A cantrip is a spell that can be cast at will, without using a spell slot and without being prepared in advance. Repeated practice has fixed the spell in the caster’s mind and infused the caster with the magic needed to produce the effect over and over. A cantrip’s spell level is 0.
At 1st level, you know three cantrips of your choice from the wizard spell list. You learn additional wizard cantrips of your choice at higher levels, as shown in the Cantrips Known column of the Wizard table.
That's why they are not in the spell book in the first place.
The other reason they are not in the spell book is 5e does use a variation on AED as shown in the by short rest / long rest recovery abilities. Not all classes follow the same AED schedule and it's not exactly the same but it's still a thing. Cantrips are given as an at-will ability and measured against other classes in at-will / always on options. That is where your assumption on number of cantrips being prepped matters.

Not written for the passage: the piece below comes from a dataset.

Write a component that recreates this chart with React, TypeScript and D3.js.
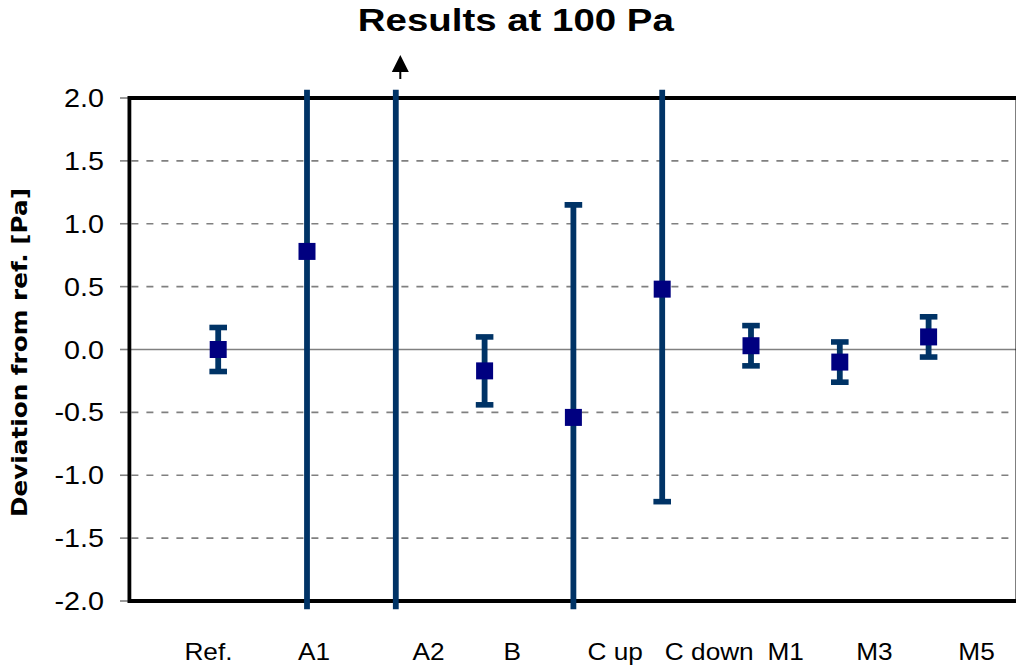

In early levels a Wizard should have access to one less cantrip, but by level 20 will have access to one more cantrip (assuming they choose to memorize a number of cantrips equal to their proficiency bonus), so for me this seems to equal out.
That's not true. If I only have 2 spell slots anyway I would prep mage armor and sleep, 4 cantrips for the at-will options when I have no spell slots, and carry 2 or 3 rituals. The extra cantrip is the benefit for playing a sorcerer but your proposal enables the wizard to replicate it and carry rituals and carry that broader spell list.
Low levels don't last long. But when I have a lot of slots to carry me through the day then I'm not going to increase my number of cantrips prepped. I'm more likely to drop it down to 2 or 3 and simply prep a wider range of higher level spells because knowing more higher level spells outweighs knowing cantrips.
Book of Shadows is good on a warlock because of the limitations on pact magic (plus non-warlock cantrips). Wizards don't have that limitation so the incentive to add at-will abilities is starts out high and drops over time.
I'm never going to take 5 or 6 cantrips at high levels over prepping spells. The only way for that to be true is if I were forced to do so in the mechanics, which is something your changes would not create.
If you were to impose a restriction where wizards preps normally for spells and preps cantrips equal to the proficiency bonus that would work better. It's also pointless over simply enforcing the cantrips known on the table as cantrips a wizard can prepare.
The other option in mixing and matching cantrips and spells is in making the choice have more meaning, as per my earlier comment where you don't add any bonuses to spells prepped at all. That means a wizard will likely start with 2 or 3 spells prepped, 1 or 2 cantrips prepped, and still carry rituals. That gives flavor to the class and creates a meaningful choice in cantrips. It would likely result in less cantrips at every level to reinforce daily casting but it's something wizards can afford given the large number of spells they can prep given their ritual casting mechanic.
In any case, giving wizards more standard spells prepped isn't a buff I think should be endorsed, which is ultimately what you proposal does.